For there was but little humility or resignation about Emily Brontë. Nothing could be prouder than her rejection of the view that must have been offered to her every Sunday from her father's pulpit. She could not accept the Christian idea of separation and the Mediator. She knew too well the secret. She saw too clearly the heavenly side of the eternal quest. She heard, across the worlds, the downward and the upward rush of the Two immortally desirous; when her soul cried she heard the answering cry of the divine pursuer: "My heart is restless till it rests in Thee." It is in keeping with her vision of the descent of the Invisible, who comes
With that clear dusk of heaven that brings the thickest stars,
her vision of the lamp-lit window, and the secret, unearthly consummation.

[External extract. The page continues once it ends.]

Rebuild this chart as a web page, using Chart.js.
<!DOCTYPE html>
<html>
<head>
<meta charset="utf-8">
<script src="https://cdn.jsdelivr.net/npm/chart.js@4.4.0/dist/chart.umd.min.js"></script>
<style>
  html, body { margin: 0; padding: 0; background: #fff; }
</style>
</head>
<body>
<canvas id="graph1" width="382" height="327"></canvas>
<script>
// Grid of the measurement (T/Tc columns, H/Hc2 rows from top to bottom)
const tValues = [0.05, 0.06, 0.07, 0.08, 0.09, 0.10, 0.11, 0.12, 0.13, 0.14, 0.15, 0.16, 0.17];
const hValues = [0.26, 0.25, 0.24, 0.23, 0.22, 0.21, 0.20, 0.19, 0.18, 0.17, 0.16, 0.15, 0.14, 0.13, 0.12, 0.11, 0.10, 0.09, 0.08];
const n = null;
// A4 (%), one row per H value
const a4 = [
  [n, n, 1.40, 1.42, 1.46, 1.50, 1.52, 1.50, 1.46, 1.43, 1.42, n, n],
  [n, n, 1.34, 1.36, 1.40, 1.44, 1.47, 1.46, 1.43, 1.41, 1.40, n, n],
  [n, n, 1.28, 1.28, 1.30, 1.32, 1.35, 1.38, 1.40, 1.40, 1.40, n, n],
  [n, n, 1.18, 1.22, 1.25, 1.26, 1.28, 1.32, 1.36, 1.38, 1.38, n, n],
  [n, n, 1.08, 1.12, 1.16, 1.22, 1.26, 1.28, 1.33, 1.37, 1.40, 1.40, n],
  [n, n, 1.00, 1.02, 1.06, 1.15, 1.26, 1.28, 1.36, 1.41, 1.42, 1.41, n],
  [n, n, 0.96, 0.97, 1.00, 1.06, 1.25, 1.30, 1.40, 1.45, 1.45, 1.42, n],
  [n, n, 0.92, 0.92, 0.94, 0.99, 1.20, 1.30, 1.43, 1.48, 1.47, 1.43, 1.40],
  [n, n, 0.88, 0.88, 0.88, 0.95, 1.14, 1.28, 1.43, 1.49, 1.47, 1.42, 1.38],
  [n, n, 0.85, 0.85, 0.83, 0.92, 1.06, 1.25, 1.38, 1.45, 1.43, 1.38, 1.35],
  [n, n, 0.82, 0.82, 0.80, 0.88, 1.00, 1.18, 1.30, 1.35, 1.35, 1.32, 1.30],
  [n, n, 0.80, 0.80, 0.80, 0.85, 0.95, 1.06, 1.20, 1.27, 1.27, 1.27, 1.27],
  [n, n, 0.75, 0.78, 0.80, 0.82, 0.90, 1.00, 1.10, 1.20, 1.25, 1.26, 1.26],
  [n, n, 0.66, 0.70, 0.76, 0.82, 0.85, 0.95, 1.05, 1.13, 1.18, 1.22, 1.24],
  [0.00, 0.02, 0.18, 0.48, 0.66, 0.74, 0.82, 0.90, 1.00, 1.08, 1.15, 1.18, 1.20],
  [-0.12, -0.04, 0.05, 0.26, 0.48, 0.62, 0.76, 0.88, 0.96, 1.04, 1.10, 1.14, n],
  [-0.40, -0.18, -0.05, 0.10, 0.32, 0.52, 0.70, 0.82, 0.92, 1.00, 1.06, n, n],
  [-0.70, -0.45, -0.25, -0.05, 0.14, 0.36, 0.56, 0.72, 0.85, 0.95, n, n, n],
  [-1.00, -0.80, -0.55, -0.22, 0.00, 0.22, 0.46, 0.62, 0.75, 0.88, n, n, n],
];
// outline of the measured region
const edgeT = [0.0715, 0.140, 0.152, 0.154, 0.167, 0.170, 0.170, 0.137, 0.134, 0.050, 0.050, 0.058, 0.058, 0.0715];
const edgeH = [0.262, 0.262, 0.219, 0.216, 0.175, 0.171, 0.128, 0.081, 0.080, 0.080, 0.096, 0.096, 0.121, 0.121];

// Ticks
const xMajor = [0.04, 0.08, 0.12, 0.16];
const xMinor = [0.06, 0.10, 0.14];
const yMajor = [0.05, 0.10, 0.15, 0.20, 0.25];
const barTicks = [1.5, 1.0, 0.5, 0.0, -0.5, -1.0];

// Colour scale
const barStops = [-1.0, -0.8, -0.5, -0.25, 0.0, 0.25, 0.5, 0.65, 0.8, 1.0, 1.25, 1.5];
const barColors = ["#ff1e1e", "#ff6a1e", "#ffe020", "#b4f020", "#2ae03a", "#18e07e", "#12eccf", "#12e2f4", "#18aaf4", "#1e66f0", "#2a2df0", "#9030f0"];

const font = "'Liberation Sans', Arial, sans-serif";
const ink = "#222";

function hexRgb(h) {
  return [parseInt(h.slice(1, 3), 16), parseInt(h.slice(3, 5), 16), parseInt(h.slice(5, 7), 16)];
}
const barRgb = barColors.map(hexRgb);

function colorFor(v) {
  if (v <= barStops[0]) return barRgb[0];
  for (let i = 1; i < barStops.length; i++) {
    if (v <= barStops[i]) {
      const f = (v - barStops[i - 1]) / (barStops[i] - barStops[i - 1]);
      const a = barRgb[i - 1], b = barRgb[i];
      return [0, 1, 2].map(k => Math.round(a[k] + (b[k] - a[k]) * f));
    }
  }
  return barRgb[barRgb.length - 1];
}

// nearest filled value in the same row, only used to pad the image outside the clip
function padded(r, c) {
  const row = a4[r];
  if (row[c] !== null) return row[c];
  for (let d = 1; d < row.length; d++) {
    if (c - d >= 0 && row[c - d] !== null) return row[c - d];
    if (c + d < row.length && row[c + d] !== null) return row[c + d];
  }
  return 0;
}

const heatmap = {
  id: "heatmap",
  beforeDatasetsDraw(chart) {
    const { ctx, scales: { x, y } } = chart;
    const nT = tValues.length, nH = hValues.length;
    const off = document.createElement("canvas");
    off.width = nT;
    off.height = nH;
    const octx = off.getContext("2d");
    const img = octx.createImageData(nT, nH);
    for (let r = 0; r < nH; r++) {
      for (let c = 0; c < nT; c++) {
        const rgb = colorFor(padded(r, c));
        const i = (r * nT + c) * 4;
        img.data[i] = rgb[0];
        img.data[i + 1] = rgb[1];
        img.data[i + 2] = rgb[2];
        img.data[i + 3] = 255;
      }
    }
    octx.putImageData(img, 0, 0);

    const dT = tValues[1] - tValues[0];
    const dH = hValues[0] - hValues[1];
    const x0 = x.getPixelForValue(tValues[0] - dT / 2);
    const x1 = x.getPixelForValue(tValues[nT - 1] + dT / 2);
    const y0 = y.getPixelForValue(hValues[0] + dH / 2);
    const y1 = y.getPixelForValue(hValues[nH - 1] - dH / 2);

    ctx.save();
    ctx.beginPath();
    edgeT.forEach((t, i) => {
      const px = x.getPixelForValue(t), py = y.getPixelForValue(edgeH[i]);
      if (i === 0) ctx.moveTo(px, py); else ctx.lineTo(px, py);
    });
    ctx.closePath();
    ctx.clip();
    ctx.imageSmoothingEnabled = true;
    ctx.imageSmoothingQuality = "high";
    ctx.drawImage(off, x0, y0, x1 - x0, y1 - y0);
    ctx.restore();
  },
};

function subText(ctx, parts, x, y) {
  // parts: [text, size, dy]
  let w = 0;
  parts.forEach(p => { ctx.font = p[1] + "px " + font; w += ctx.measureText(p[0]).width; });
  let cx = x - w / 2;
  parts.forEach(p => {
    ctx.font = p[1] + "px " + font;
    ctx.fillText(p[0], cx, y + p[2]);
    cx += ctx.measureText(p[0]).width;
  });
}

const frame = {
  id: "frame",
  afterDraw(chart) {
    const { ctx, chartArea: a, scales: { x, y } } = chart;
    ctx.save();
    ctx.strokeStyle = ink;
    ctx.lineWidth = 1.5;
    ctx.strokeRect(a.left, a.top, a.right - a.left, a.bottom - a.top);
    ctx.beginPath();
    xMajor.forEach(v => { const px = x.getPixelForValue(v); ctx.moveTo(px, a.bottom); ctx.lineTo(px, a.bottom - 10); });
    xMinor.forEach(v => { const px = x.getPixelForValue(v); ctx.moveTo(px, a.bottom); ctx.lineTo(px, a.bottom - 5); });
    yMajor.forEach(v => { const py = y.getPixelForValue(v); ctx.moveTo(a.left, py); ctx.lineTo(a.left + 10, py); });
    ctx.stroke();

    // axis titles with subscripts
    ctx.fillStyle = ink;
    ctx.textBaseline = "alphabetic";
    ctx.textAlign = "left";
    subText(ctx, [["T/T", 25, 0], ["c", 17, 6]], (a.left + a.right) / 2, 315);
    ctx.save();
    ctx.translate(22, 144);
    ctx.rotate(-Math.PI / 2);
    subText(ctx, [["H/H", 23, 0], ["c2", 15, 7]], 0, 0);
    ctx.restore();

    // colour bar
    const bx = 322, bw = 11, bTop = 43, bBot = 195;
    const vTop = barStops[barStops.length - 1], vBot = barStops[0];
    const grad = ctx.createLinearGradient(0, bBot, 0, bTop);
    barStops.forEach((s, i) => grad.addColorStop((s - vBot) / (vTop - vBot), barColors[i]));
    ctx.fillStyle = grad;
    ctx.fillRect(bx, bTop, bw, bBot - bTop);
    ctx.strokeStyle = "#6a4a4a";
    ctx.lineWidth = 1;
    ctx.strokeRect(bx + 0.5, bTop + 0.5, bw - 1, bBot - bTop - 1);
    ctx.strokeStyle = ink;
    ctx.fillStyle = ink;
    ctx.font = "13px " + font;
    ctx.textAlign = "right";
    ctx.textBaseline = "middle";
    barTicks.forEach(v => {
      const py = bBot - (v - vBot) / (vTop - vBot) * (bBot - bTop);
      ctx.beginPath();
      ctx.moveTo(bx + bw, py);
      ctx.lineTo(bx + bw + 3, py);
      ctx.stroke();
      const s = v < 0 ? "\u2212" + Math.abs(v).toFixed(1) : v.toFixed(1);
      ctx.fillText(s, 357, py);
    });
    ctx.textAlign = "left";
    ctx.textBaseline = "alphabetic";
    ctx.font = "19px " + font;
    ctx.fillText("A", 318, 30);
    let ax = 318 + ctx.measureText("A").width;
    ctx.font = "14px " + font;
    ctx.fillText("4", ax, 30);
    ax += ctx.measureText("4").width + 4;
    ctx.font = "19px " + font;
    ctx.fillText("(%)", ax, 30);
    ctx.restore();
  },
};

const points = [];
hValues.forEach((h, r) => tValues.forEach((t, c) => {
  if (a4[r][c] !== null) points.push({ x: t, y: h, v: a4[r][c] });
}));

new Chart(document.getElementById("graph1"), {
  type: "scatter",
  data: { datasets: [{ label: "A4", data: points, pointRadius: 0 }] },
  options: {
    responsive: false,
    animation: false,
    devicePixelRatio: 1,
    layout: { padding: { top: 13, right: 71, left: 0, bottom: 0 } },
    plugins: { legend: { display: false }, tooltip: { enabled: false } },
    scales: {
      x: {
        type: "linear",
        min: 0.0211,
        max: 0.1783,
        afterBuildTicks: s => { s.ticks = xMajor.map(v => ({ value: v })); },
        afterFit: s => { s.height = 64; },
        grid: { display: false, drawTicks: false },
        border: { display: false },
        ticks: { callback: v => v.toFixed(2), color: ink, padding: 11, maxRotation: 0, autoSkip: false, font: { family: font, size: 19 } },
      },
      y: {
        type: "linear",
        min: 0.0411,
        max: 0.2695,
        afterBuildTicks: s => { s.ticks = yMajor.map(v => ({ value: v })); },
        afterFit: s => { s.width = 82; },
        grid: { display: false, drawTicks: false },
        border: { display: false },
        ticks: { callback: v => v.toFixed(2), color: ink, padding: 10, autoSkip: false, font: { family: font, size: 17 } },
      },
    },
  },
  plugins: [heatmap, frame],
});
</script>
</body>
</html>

There is no doubt about it. And there is no doubt about the Paganism either. It seems at times the most apparent thing about Emily Brontë.
The truth is that she revealed her innermost and unapparent nature only in her poems. That was probably why she was so annoyed when Charlotte discovered them.
* * * * *
Until less than ten years ago it was commonly supposed that Charlotte had discovered all there were. Then sixty-seven hitherto unpublished poems appeared in America. And the world went on unaware of what had happened.
And now Mr. Clement Shorter, in his indefatigable researches, has unearthed seventy-one more, and published them with the sixty-seven and with Charlotte's thirty-nine.[A]
[Footnote A: _Complete Works of Emily Brontë._ Vol. I.--Poetry. (Messrs. Hodder and Stoughton, 1910.)]
And the world continues more or less unaware.
I do not know how many new poets Vigo Street can turn out in a week. But I do know that somehow the world is made sufficiently aware of some of them. But this event, in which Vigo Street has had no hand, the publication, after more than sixty years, of the Complete Poems of Emily Brontë, has not, so far as I know, provoked any furious tumult of acclaim.
And yet there could hardly well have been an event of more importance in its way. If the best poems in Mr. Shorter's collection cannot stand beside the best in Charlotte's editions of 1846 and 1850, many of them reveal an aspect of Emily Brontë's genius hitherto unknown and undreamed of; one or two even reveal a little more of the soul of Emily Brontë than has yet been known.
There are no doubt many reasons for the world's indifference. The few people in it who read poetry at all do not read Emily Brontë much; it is as much as they can do to keep pace with the perpetual, swift procession of young poets out of Vigo Street. There is a certain austerity about Emily Brontë, a superb refusal of all extravagance, pomp, and decoration, which makes her verses look naked to eyes accustomed to young lyrics loaded with "jewels five-words long". About Emily Brontë there is no emerald and beryl and chrysoprase; there are no vine-leaves in her hair, and on her white Oread's feet there is no stain of purple vintage. She knows nothing of the Dionysiac rapture and the sensuous side of mysticism. She can give nothing to the young soul that thirsts and hungers for these things.